Савельев опять стал крутить диск телефонного аппарата.
– Алло, Поля? Это Савельев, – сказал он строго. – Ты когда убирала у меня в комнате? В пятницу? А кассету на полке видела? И что? Ах, ты, ворона старая! Я же просил тебя никогда не трогать мои вещи! Просил!
Он разъяренно бросил трубку, засопел, шумно и зло, наконец, немного придя в себя, сказал:
– Женщина, которая у нас убирает, увидела кассету и отнесла ее на полку под видак, там ее Иван, наверно, и нашел. Втихаря посмотрел и решил отомстить. Вот сволочь! Родному тестю! Ничтожество!
– Что ж, Степан Макарович, моя помощь вам, надеюсь, больше не нужна. Позвольте откланяться. Как видите, в вашем несчастье нашей вины нет.
– Спасибо, Александр Борисович, за помощь в семейном расследовании. Я позвоню Казанскому и извинюсь за свою резкость. Ну, вы подумайте, какой подлец, как он меня достал! Разве думал я когда-нибудь, что от собственной дочери придет такое бесчестье! Ну что ж, за что боролись, на то и напоролись… Когда я стану просто пенсионером, они потеряют еще больше.

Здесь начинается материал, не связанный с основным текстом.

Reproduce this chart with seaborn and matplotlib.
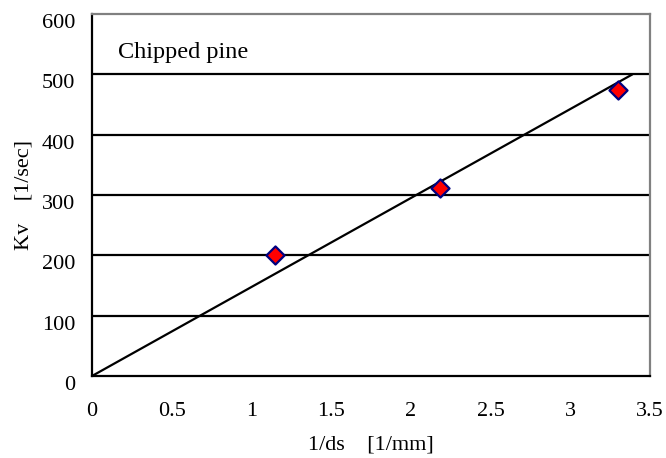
import matplotlib
matplotlib.use("Agg")
import matplotlib.pyplot as plt
import seaborn as sns
import pandas as pd

inv_ds = [1.15, 2.18, 3.30]
kv = [200, 311, 474]
fit_x = [0.0, 3.39]
fit_y = [0.0, 500.0]
x_ticks = [0, 0.5, 1, 1.5, 2, 2.5, 3, 3.5]
x_tick_labels = ["0", "0.5", "1", "1.5", "2", "2.5", "3", "3.5"]
y_ticks = [0, 100, 200, 300, 400, 500, 600]

sns.set_style("white")
plt.rcParams['font.family'] = ['Liberation Serif', 'DejaVu Serif']
plt.rcParams['text.color'] = 'black'
plt.rcParams['axes.labelcolor'] = 'black'
plt.rcParams['xtick.color'] = 'black'
plt.rcParams['ytick.color'] = 'black'

fig = plt.figure(figsize=(6.66, 4.58), dpi=100)
ax = fig.add_axes([92/666, 1-376/458, (650-92)/666, (376-14)/458])

for y in y_ticks[1:-1]:
    ax.axhline(y, color='black', lw=1.6, zorder=1)

sns.lineplot(x=fit_x, y=fit_y, ax=ax, color='black', lw=1.6, zorder=2)
df = pd.DataFrame({"x": inv_ds, "y": kv})
sns.scatterplot(data=df, x="x", y="y", ax=ax, marker='D', s=85, color='red',
                edgecolor='navy', linewidth=1.6, zorder=3)

ax.set_xlim(0, 3.5)
ax.set_ylim(0, 600)
ax.set_xticks(x_ticks)
ax.set_xticklabels(x_tick_labels)
ax.set_yticks(y_ticks)
ax.tick_params(axis='x', direction='in', length=5, width=1.2, labelsize=16, pad=18.5)
ax.tick_params(axis='y', length=0, labelsize=16, pad=12)
for lbl in ax.get_yticklabels():
    lbl.set_va('top')

for s in ['left', 'bottom']:
    ax.spines[s].set_color('black')
    ax.spines[s].set_linewidth(1.6)
for s in ['top', 'right']:
    ax.spines[s].set_color('#808080')
    ax.spines[s].set_linewidth(1.6)

ax.set_xlabel("1/ds    [1/mm]", fontsize=16, labelpad=11)
ax.set_ylabel("Kv    [1/sec]", fontsize=16, labelpad=6)
ax.text(0.16, 536, "Chipped pine", fontsize=17.5, ha='left', va='center')

fig.savefig("out.png", dpi=100)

Савельев проводил Турецкого до двери, ворча под нос. Но это было похоже уже на старческое брюзжание. Из кухни вышла жена, заметила с укором:
– Степан Макарыч, у тебя давление, а ты все злишься! Может, пора подумать о здоровье?
– Молчи, коза старая! Надоела! Не имеешь мозгов, так хоть бы моими пользовалась!
Жена схватилась за голову и вдруг разрыдалась от обиды. Турецкий поспешил покинуть этот затхлый, заваленный ненужными вещами дом.
Медсестра, проводившая Турецкого в палату Геранина, сказала:
– Врач снова разрешил вам поговорить с больным пятнадцать минут, имейте это в виду.
Милое женское личико сегодня не было столь сурово, как вчера. Турецкий шутливо обнял ее за талию, прошептал, наклоняясь к уху:
– А вы не выдадите меня, если я пробуду с ним на пять минут больше?
– А что мне за это будет? – спросила она кокетливо.
– Вы хотите получить взятку от следователя Генпрокуратуры? – тихо засмеялся Турецкий.
– Вот именно, – заулыбалась она и прильнула к его плечу.
– Хорошо, определитесь с видом валюты, – ответил он и поспешил в палату.
Лицо Геранина на белой подушке выглядело безжизненным. Турецкий в нерешительности остановился у кровати, подождал несколько секунд, потом тронул руку больного. Геранин открыл глаза и, как показалось следователю, не сразу узнал его.
– А, это вы? – сказал он, и голос его прозвучал словно из-под земли. – Я думал о вас.
– А я нашел ту статью в «Независимой».
– Хорошо.
– Вы догадываетесь, кто мог бы написать этот пасквиль?